Interesting too that a Private Members Motion, proposed by Fianna Fáil and amended by Sinn Féin, called for the restoration of Defence Forces pay and allowances. It was carried in the Dáil by a two to one majority.
But, commentators quickly pointed out that because it was a private members’ motion, and not Law, it was not binding on the government. The point was made that, if the content of the motion were proposed in a Bill, it would have been ruled out of order because it would be deemed to be interfering with government finances.
However, because the Fine Gael government does not have a majority in the Dáil, Fianna Fáil and Sinn Féin can yet put pressure on Varadkar and chums to implement the motion; and If Vlad tells them to hump-off, he runs the risk of a Dáil defeat on next October’s budget – that is if Martin genuinely believes in the sailors’ cause and is ready to practice what he preaches.
Our matelots also might be interested in knowing the identity of those who voted with the government against the motion for restoring Defence Forces pay and allowances. They included Ministers Shane Ross, Sean Canney and Katherine Zappone.
Some TDs mysteriously did not turn up for the vote. Ministers ‘on the run’ were John Halligan, ‘Boxer’ Moran and Finian McGrath. Also missing were Michael Harty, Noel Grealish, Michael Healy-Rae, Danny Healy-Rae and a chap we’ve all heard of, Michael Lowry.
Oh, and let’s not forget that other bone of contention: overtime payments. Last April, Clare Daly raised the matter in the Dáil, informing it of Naval Service members earning €435 for a 40-hour week, plus just €125 for an extra 40 hours’ overtime.

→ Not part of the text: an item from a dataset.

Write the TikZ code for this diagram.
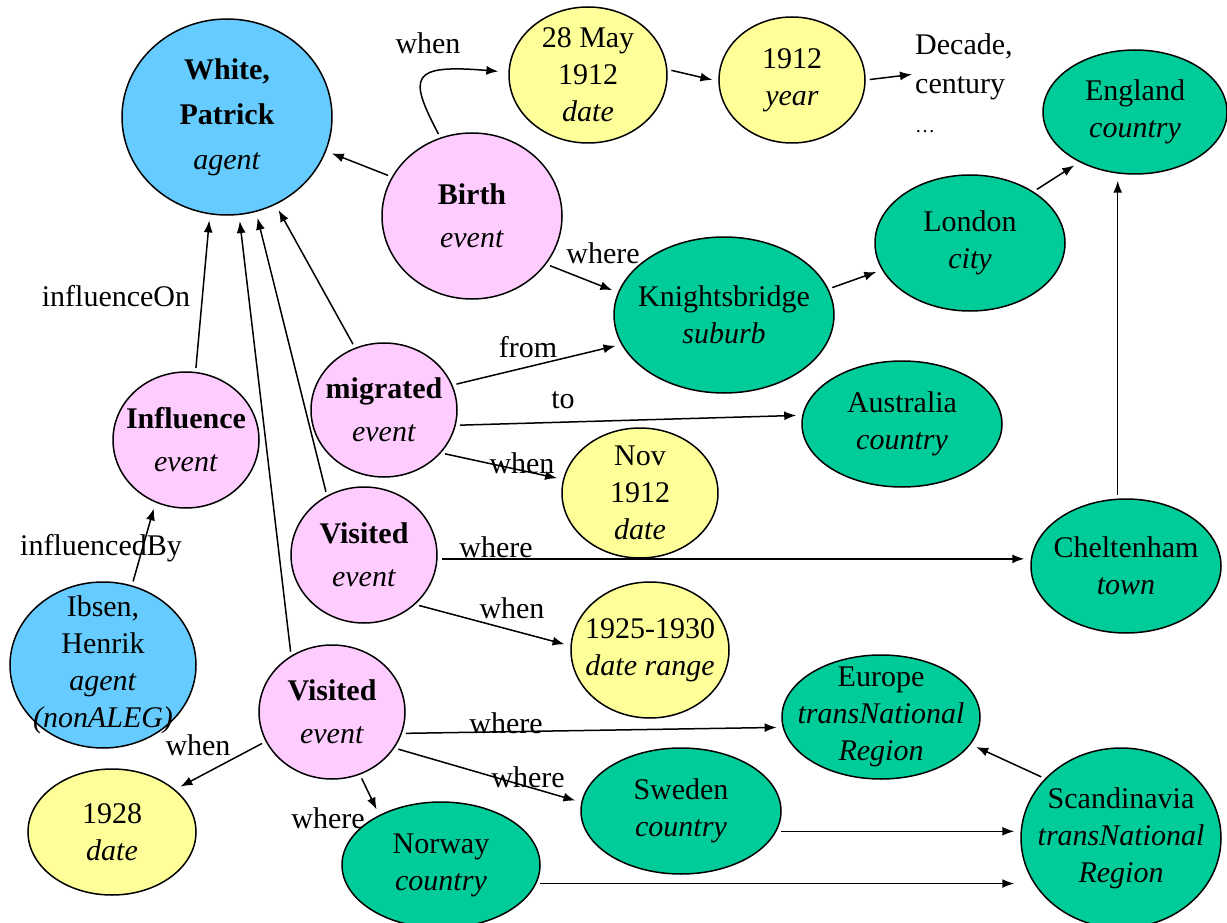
\documentclass[tikz,border=0pt]{standalone}
\usepackage{fontspec}
\setmainfont{Liberation Serif}
\usetikzlibrary{shapes.geometric,arrows.meta}
\definecolor{agentblue}{HTML}{66CCFF}
\definecolor{eventpink}{HTML}{FFCCFF}
\definecolor{dateyellow}{HTML}{FFFF99}
\definecolor{placegreen}{HTML}{00CC99}
\tikzset{
  blob/.style={ellipse,draw=black,line width=1.5pt,inner sep=-30pt,align=center,
    font=\fontsize{30}{37}\selectfont},
  agentnode/.style={blob,fill=agentblue},
  eventnode/.style={blob,fill=eventpink},
  datenode/.style={blob,fill=dateyellow},
  placenode/.style={blob,fill=placegreen},
  rel/.style={line width=1.5pt,-{Latex[length=12pt,width=9pt]},shorten <=4pt,shorten >=6pt},
  rellabel/.style={inner sep=1pt,font=\fontsize{30}{36}\selectfont}
}

\begin{document}
\begin{tikzpicture}[x=1pt,y=-1pt]
  \useasboundingbox[fill=white] (0,0) rectangle (1227,923);

  % people and events
  \node[agentnode,minimum width=210pt,minimum height=196pt] (white) at (227,117)
    {\textbf{White,}\\[8pt]\textbf{Patrick}\\[8pt]\textit{agent}};
  \node[eventnode,minimum width=180pt,minimum height=166pt] (birth) at (472,216)
    {\textbf{Birth}\\[6pt]\textit{event}};
  \node[eventnode,minimum width=146pt,minimum height=134pt] (migr) at (384,410)
    {\textbf{migrated}\\[6pt]\textit{event}};
  \node[eventnode,minimum width=146pt,minimum height=136pt] (influence) at (186,440)
    {\textbf{Influence}\\[6pt]\textit{event}};
  \node[eventnode,minimum width=146pt,minimum height=136pt] (visA) at (364,555)
    {\textbf{Visited}\\[6pt]\textit{event}};
  \node[eventnode,minimum width=146pt,minimum height=134pt] (visB) at (332,712)
    {\textbf{Visited}\\[6pt]\textit{event}};
  \node[agentnode,minimum width=186pt,minimum height=166pt] (ibsen) at (103,665)
    {Ibsen,\\Henrik\\\textit{agent}\\\textit{(nonALEG)}};

  % dates
  \node[datenode,minimum width=158pt,minimum height=136pt] (may) at (588,75)
    {28 May\\1912\\\textit{date}};
  \node[datenode,minimum width=146pt,minimum height=126pt] (year) at (792,80)
    {1912\\\textit{year}};
  \node[rellabel,anchor=west,align=left] (decade) at (914,83)
    {Decade,\\[3pt]century\\[3pt]{\fontsize{20}{24}\selectfont\ldots}};
  \node[datenode,minimum width=156pt,minimum height=130pt] (nov) at (640,493)
    {Nov\\1912\\\textit{date}};
  \node[datenode,minimum width=158pt,minimum height=136pt] (range) at (650,650)
    {1925-1930\\\textit{date range}};
  \node[datenode,minimum width=168pt,minimum height=126pt] (d1928) at (112,832)
    {1928\\\textit{date}};

  % places
  \node[placenode,minimum width=184pt,minimum height=124pt] (england) at (1135,112)
    {England\\\textit{country}};
  \node[placenode,minimum width=190pt,minimum height=136pt] (london) at (970,243)
    {London\\\textit{city}};
  \node[placenode,minimum width=220pt,minimum height=156pt] (knight) at (724,315)
    {Knightsbridge\\\textit{suburb}};
  \node[placenode,minimum width=200pt,minimum height=126pt] (austr) at (902,424)
    {Australia\\\textit{country}};
  \node[placenode,minimum width=190pt,minimum height=134pt] (chelt) at (1126,566)
    {Cheltenham\\\textit{town}};
  \node[placenode,minimum width=198pt,minimum height=124pt] (europe) at (881,717)
    {Europe\\\textit{transNational}\\\textit{Region}};
  \node[placenode,minimum width=200pt,minimum height=126pt] (sweden) at (681,811)
    {Sweden\\\textit{country}};
  \node[placenode,minimum width=198pt,minimum height=126pt] (norway) at (441,865)
    {Norway\\\textit{country}};
  \node[placenode,minimum width=200pt,minimum height=180pt] (scand) at (1121,838)
    {Scandinavia\\\textit{transNational}\\\textit{Region}};

  % relations
  \draw[rel] (birth.154) -- (white.-19);
  \draw[rel,shorten >=10pt] (birth.112) .. controls (408,76) and (410,64) .. (may.178);
  \draw[rel] (may.4) -- (year.181);
  \draw[rel,shorten >=2pt] (year.0) -- (decade.170);
  \draw[rel] (birth.-33) -- (knight.168);
  \draw[rel] (knight.14) -- (london.197);
  \draw[rel] (london.39) -- (england.222);
  \draw[rel] (chelt.97) -- (chelt.97 |- england.south);
  \draw[rel] (migr.115) -- (white.-61);
  \draw[rel] (migr.20) -- (knight.196);
  \draw[rel] (migr.-12) -- (austr.175);
  \draw[rel] (migr.-37) -- (nov.170);
  \draw[rel] (influence.82) -- (white.-100);
  \draw[rel] (ibsen.70) -- (influence.-116);
  \draw[rel] (visA.122) -- (white.-73);
  \draw[rel] (visA.-3) -- (visA.-3 -| chelt.west);
  \draw[rel] (visA.-44) -- (range.177);
  \draw[rel] (visB.126) -- (white.-83);
  \draw[rel] (visB.-17) -- (europe.186);
  \draw[rel] (visB.-30) -- (sweden.175);
  \draw[rel] (visB.-66) -- (norway.141);
  \draw[rel] (visB.204) -- (d1928.34);
  \draw[rel] (sweden.-12) -- (sweden.-12 -| scand.west);
  \draw[rel] (norway.-11) -- (norway.-11 -| scand.west);
  \draw[rel] (scand.142) -- (europe.-17);

  % relation names
  \node[rellabel] (lbirthwhen) at (428,43) {when};
  \node[rellabel] (lbirthwhere) at (603,253) {where};
  \node[rellabel] (lfrom) at (528,347) {from};
  \node[rellabel] (lto) at (563,400) {to};
  \node[rellabel] (lmigrwhen) at (522,463) {when};
  \node[rellabel] (linfon) at (116,296) {influenceOn};
  \node[rellabel] (linfby) at (101,548) {influencedBy};
  \node[rellabel] (lvisawhere) at (496,547) {where};
  \node[rellabel] (lvisawhen) at (512,608) {when};
  \node[rellabel] (leurope) at (506,723) {where};
  \node[rellabel] (lsweden) at (528,777) {where};
  \node[rellabel] (lnorway) at (328,818) {where};
  \node[rellabel] (lvisbwhen) at (198,745) {when};
\end{tikzpicture}
\end{document}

Or the Trump visit, when 350 members from the Army, Naval Service and Air Corps earned as little as €80 (after tax) in overtime, whereas Gardaí individually were able to trouser as much as €1,500!
Meanwhile, Vlad and chums are busy negotiating the construction of a warship that will cost in excess of €20Om. Designed to accommodate an entire infantry company and all its equipment, the monster will have an onboard hospital and the capacity to launch helicopters from its flight deck. It is intended for service ‘at home and abroad.’
And it’s not that the Naval Service is short of boats. Recently Varadkar formally commissioned the fourth offshore patrol vessel, the LÉ George Bernard Shaw, at a ceremony in Waterford. Cost? A whopping sixty seven million euros!
At the commissioning ceremony, Vlad made this comment with a perfectly straight face: ‘Our ships assert the sovereignty and integrity of our territorial waters; they protect both the waters of our country and the European Union. We owe a huge debt of gratitude to the personnel of the Naval Service for their work in fishery protection, marine search and rescue and the many other tasks you perform selflessly.’
Within the context of the pay and conditions controversy that’s tearing apart the Naval Service, the speech came across as galling, provocative and unacceptable. Inevitably, it led to calls for dumping Fine Gael’s obscene, €200m warship (vanity) project.